>>>>>

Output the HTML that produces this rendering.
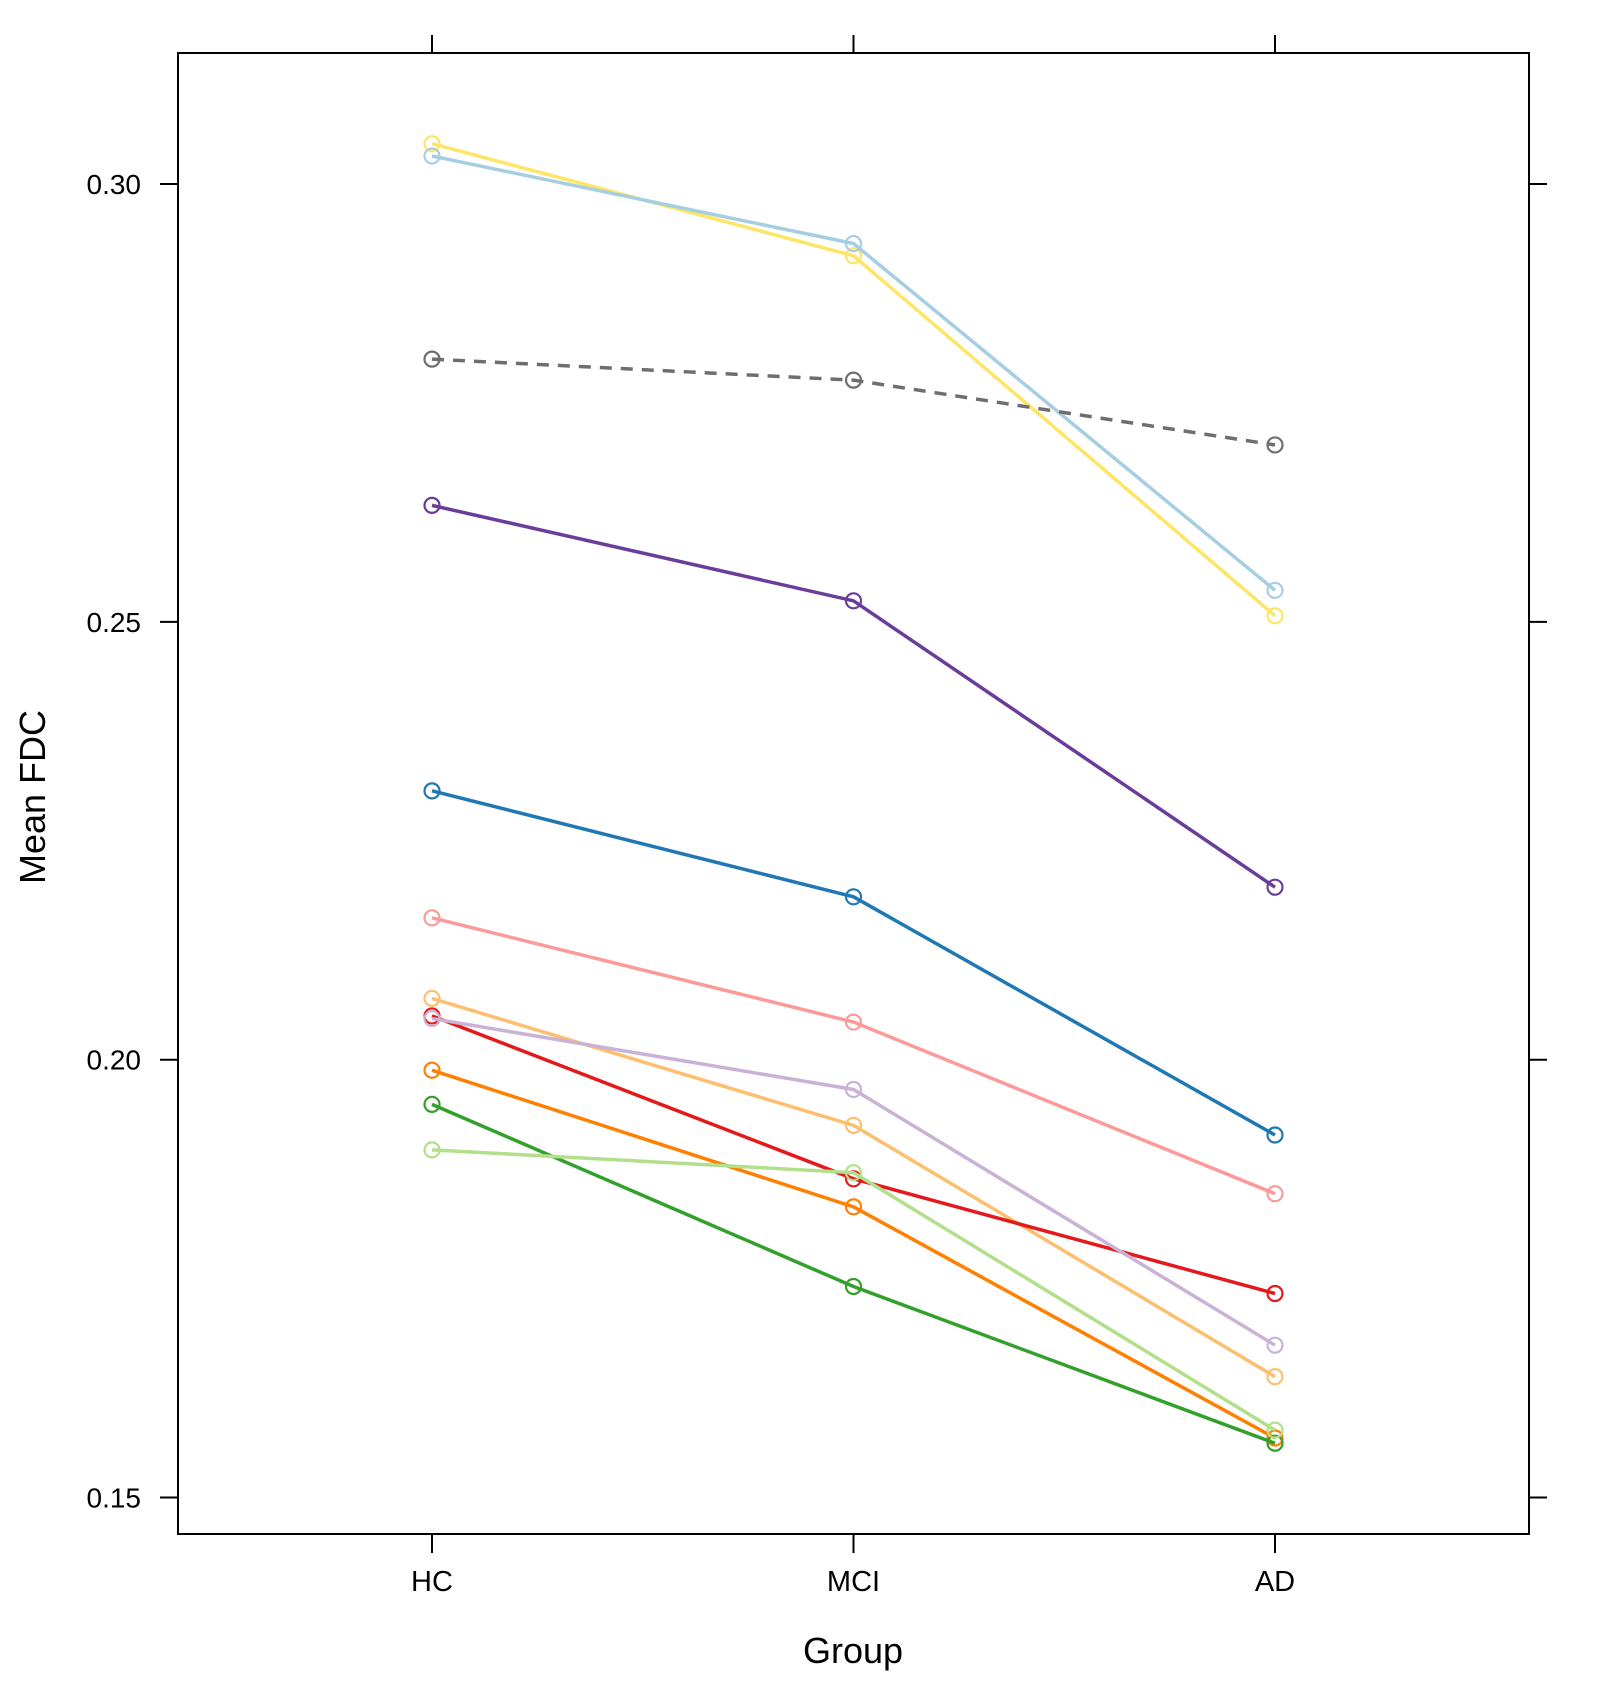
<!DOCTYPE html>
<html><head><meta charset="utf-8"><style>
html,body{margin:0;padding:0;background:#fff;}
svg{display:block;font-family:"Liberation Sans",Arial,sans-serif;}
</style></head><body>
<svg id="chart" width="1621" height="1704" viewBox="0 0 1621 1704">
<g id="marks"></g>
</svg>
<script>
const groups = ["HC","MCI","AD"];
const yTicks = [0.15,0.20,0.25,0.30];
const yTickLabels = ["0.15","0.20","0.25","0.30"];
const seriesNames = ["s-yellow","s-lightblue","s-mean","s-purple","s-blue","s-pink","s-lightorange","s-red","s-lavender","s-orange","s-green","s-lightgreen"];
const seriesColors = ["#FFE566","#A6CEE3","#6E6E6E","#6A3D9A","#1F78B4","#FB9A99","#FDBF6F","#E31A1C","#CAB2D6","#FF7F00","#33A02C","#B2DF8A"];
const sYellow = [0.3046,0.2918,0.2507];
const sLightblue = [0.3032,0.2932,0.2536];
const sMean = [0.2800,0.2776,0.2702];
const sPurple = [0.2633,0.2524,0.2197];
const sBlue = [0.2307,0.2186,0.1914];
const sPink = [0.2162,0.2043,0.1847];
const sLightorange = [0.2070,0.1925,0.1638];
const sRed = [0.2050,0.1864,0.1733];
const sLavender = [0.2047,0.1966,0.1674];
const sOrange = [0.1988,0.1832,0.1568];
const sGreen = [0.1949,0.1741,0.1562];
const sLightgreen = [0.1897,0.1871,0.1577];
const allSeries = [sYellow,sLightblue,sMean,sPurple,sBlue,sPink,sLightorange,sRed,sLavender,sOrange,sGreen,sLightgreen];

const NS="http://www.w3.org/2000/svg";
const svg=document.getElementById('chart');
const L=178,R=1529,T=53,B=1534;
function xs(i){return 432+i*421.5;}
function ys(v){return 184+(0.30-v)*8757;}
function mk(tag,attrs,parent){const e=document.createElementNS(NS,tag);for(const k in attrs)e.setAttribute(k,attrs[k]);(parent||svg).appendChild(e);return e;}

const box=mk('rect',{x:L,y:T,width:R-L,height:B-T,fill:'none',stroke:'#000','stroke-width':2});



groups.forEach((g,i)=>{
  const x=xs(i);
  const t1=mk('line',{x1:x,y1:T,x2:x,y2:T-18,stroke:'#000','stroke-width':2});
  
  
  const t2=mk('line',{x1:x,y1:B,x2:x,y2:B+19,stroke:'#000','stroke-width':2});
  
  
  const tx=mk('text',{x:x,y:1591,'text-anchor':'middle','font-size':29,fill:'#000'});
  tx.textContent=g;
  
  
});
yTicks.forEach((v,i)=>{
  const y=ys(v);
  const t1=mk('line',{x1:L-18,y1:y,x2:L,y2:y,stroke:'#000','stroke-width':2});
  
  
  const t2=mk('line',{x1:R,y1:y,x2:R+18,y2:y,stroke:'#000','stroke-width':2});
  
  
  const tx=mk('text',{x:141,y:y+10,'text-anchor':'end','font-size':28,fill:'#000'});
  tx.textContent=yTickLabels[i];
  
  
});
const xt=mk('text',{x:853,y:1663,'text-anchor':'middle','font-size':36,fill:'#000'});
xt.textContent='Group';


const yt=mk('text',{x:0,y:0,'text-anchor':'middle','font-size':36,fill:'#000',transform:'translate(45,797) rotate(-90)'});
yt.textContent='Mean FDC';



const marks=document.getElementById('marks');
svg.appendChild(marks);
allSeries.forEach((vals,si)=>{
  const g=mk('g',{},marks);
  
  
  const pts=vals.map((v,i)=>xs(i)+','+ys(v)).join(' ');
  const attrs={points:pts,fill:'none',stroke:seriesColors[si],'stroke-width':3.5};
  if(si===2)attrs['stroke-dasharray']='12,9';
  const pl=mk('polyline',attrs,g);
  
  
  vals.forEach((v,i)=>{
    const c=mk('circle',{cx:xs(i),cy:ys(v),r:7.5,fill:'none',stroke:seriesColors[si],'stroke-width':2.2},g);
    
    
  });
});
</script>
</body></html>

<<<<<

**Description of the task**
Make an exact copy of the data, leaving its pictures out.

**Correct output**
Output the HTML that produces this rendering.
<!DOCTYPE html>
<html><head><meta charset="utf-8"><style>
html,body{margin:0;padding:0;background:#fff;}
svg{display:block;font-family:"Liberation Sans",Arial,sans-serif;}
</style></head><body>
<svg id="chart" width="1621" height="1704" viewBox="0 0 1621 1704">
<g id="marks"></g>
</svg>
<script>
const groups = ["HC","MCI","AD"];
const yTicks = [0.15,0.20,0.25,0.30];
const yTickLabels = ["0.15","0.20","0.25","0.30"];
const seriesNames = ["s-yellow","s-lightblue","s-mean","s-purple","s-blue","s-pink","s-lightorange","s-red","s-lavender","s-orange","s-green","s-lightgreen"];
const seriesColors = ["#FFE566","#A6CEE3","#6E6E6E","#6A3D9A","#1F78B4","#FB9A99","#FDBF6F","#E31A1C","#CAB2D6","#FF7F00","#33A02C","#B2DF8A"];
const sYellow = [0.3046,0.2918,0.2507];
const sLightblue = [0.3032,0.2932,0.2536];
const sMean = [0.2800,0.2776,0.2702];
const sPurple = [0.2633,0.2524,0.2197];
const sBlue = [0.2307,0.2186,0.1914];
const sPink = [0.2162,0.2043,0.1847];
const sLightorange = [0.2070,0.1925,0.1638];
const sRed = [0.2050,0.1864,0.1733];
const sLavender = [0.2047,0.1966,0.1674];
const sOrange = [0.1988,0.1832,0.1568];
const sGreen = [0.1949,0.1741,0.1562];
const sLightgreen = [0.1897,0.1871,0.1577];
const allSeries = [sYellow,sLightblue,sMean,sPurple,sBlue,sPink,sLightorange,sRed,sLavender,sOrange,sGreen,sLightgreen];

const NS="http://www.w3.org/2000/svg";
const svg=document.getElementById('chart');
const L=178,R=1529,T=53,B=1534;
function xs(i){return 432+i*421.5;}
function ys(v){return 184+(0.30-v)*8757;}
function mk(tag,attrs,parent){const e=document.createElementNS(NS,tag);for(const k in attrs)e.setAttribute(k,attrs[k]);(parent||svg).appendChild(e);return e;}

const box=mk('rect',{x:L,y:T,width:R-L,height:B-T,fill:'none',stroke:'#000','stroke-width':2});



groups.forEach((g,i)=>{
  const x=xs(i);
  const t1=mk('line',{x1:x,y1:T,x2:x,y2:T-18,stroke:'#000','stroke-width':2});
  
  
  const t2=mk('line',{x1:x,y1:B,x2:x,y2:B+19,stroke:'#000','stroke-width':2});
  
  
  const tx=mk('text',{x:x,y:1591,'text-anchor':'middle','font-size':29,fill:'#000'});
  tx.textContent=g;
  
  
});
yTicks.forEach((v,i)=>{
  const y=ys(v);
  const t1=mk('line',{x1:L-18,y1:y,x2:L,y2:y,stroke:'#000','stroke-width':2});
  
  
  const t2=mk('line',{x1:R,y1:y,x2:R+18,y2:y,stroke:'#000','stroke-width':2});
  
  
  const tx=mk('text',{x:141,y:y+10,'text-anchor':'end','font-size':28,fill:'#000'});
  tx.textContent=yTickLabels[i];
  
  
});
const xt=mk('text',{x:853,y:1663,'text-anchor':'middle','font-size':36,fill:'#000'});
xt.textContent='Group';


const yt=mk('text',{x:0,y:0,'text-anchor':'middle','font-size':36,fill:'#000',transform:'translate(45,797) rotate(-90)'});
yt.textContent='Mean FDC';



const marks=document.getElementById('marks');
svg.appendChild(marks);
allSeries.forEach((vals,si)=>{
  const g=mk('g',{},marks);
  
  
  const pts=vals.map((v,i)=>xs(i)+','+ys(v)).join(' ');
  const attrs={points:pts,fill:'none',stroke:seriesColors[si],'stroke-width':3.5};
  if(si===2)attrs['stroke-dasharray']='12,9';
  const pl=mk('polyline',attrs,g);
  
  
  vals.forEach((v,i)=>{
    const c=mk('circle',{cx:xs(i),cy:ys(v),r:7.5,fill:'none',stroke:seriesColors[si],'stroke-width':2.2},g);
    
    
  });
});
</script>
</body></html>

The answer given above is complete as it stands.